» **SHORT PROBLEM**: Starting at the first line of the listing below, repeat each line up to and including the one containing "fig = go.Figure()". Leave out pictures.

— Start of DATASET EXTRACT —

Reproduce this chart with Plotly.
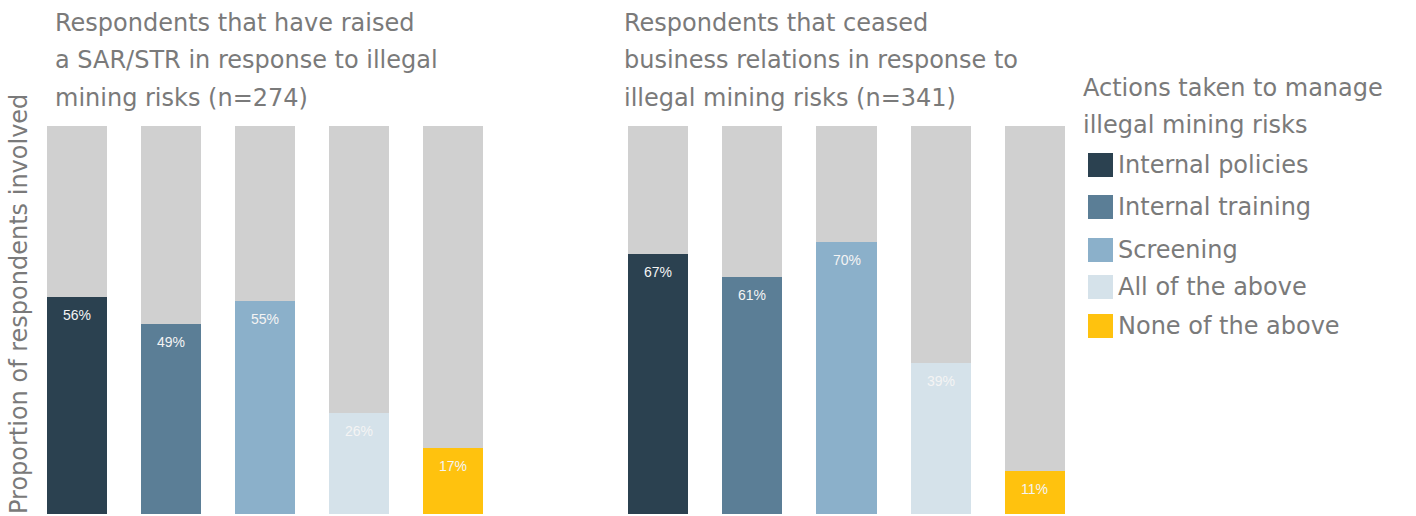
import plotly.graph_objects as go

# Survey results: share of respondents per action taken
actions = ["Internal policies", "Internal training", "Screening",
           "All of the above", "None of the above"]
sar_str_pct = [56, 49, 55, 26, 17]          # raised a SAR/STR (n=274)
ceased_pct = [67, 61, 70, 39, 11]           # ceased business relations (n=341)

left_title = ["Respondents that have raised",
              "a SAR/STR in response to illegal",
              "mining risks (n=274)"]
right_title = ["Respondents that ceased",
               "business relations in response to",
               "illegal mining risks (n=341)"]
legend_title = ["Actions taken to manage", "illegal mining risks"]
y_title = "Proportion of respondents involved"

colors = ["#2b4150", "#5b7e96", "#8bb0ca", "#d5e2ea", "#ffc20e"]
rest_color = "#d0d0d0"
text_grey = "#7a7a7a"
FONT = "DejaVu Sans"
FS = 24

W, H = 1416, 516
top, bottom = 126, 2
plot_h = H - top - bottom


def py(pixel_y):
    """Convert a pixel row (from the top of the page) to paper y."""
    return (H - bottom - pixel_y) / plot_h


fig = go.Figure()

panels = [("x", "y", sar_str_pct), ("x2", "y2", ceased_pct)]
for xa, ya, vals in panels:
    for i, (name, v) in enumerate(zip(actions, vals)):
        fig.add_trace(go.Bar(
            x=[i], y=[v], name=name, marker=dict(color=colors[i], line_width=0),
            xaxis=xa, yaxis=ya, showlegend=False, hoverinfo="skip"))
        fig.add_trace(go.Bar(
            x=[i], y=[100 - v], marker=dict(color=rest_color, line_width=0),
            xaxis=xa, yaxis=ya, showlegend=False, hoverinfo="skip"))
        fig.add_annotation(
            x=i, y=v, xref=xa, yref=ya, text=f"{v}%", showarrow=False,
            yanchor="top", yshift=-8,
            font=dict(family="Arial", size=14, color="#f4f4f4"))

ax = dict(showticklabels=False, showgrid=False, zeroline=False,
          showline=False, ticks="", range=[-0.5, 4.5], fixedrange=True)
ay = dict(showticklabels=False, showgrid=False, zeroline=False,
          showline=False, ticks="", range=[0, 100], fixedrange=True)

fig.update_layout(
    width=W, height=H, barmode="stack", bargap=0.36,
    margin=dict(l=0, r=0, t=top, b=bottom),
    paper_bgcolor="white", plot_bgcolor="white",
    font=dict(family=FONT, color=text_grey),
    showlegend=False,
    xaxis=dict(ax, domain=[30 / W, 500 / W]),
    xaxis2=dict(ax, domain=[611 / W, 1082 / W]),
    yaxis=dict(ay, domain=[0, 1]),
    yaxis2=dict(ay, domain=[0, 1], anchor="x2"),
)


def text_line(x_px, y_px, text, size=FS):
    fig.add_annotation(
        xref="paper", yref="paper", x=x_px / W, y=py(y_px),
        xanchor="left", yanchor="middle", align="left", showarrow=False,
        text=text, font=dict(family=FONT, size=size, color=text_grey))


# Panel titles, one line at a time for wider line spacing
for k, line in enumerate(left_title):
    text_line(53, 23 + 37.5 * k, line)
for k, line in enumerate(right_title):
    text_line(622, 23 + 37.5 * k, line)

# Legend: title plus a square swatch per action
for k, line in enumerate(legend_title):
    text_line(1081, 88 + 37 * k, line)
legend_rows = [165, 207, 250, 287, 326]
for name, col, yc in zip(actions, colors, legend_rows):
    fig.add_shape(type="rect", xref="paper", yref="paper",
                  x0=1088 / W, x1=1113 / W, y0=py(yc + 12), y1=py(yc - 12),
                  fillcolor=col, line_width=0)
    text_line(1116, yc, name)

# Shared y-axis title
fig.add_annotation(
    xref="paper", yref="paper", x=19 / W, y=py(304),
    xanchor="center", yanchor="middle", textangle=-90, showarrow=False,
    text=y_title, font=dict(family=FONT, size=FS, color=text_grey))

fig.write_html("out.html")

— End of DATASET EXTRACT —

» **ANSWER**:
Reproduce this chart with Plotly.
import plotly.graph_objects as go

# Survey results: share of respondents per action taken
actions = ["Internal policies", "Internal training", "Screening",
           "All of the above", "None of the above"]
sar_str_pct = [56, 49, 55, 26, 17]          # raised a SAR/STR (n=274)
ceased_pct = [67, 61, 70, 39, 11]           # ceased business relations (n=341)

left_title = ["Respondents that have raised",
              "a SAR/STR in response to illegal",
              "mining risks (n=274)"]
right_title = ["Respondents that ceased",
               "business relations in response to",
               "illegal mining risks (n=341)"]
legend_title = ["Actions taken to manage", "illegal mining risks"]
y_title = "Proportion of respondents involved"

colors = ["#2b4150", "#5b7e96", "#8bb0ca", "#d5e2ea", "#ffc20e"]
rest_color = "#d0d0d0"
text_grey = "#7a7a7a"
FONT = "DejaVu Sans"
FS = 24

W, H = 1416, 516
top, bottom = 126, 2
plot_h = H - top - bottom


def py(pixel_y):
    """Convert a pixel row (from the top of the page) to paper y."""
    return (H - bottom - pixel_y) / plot_h


fig = go.Figure()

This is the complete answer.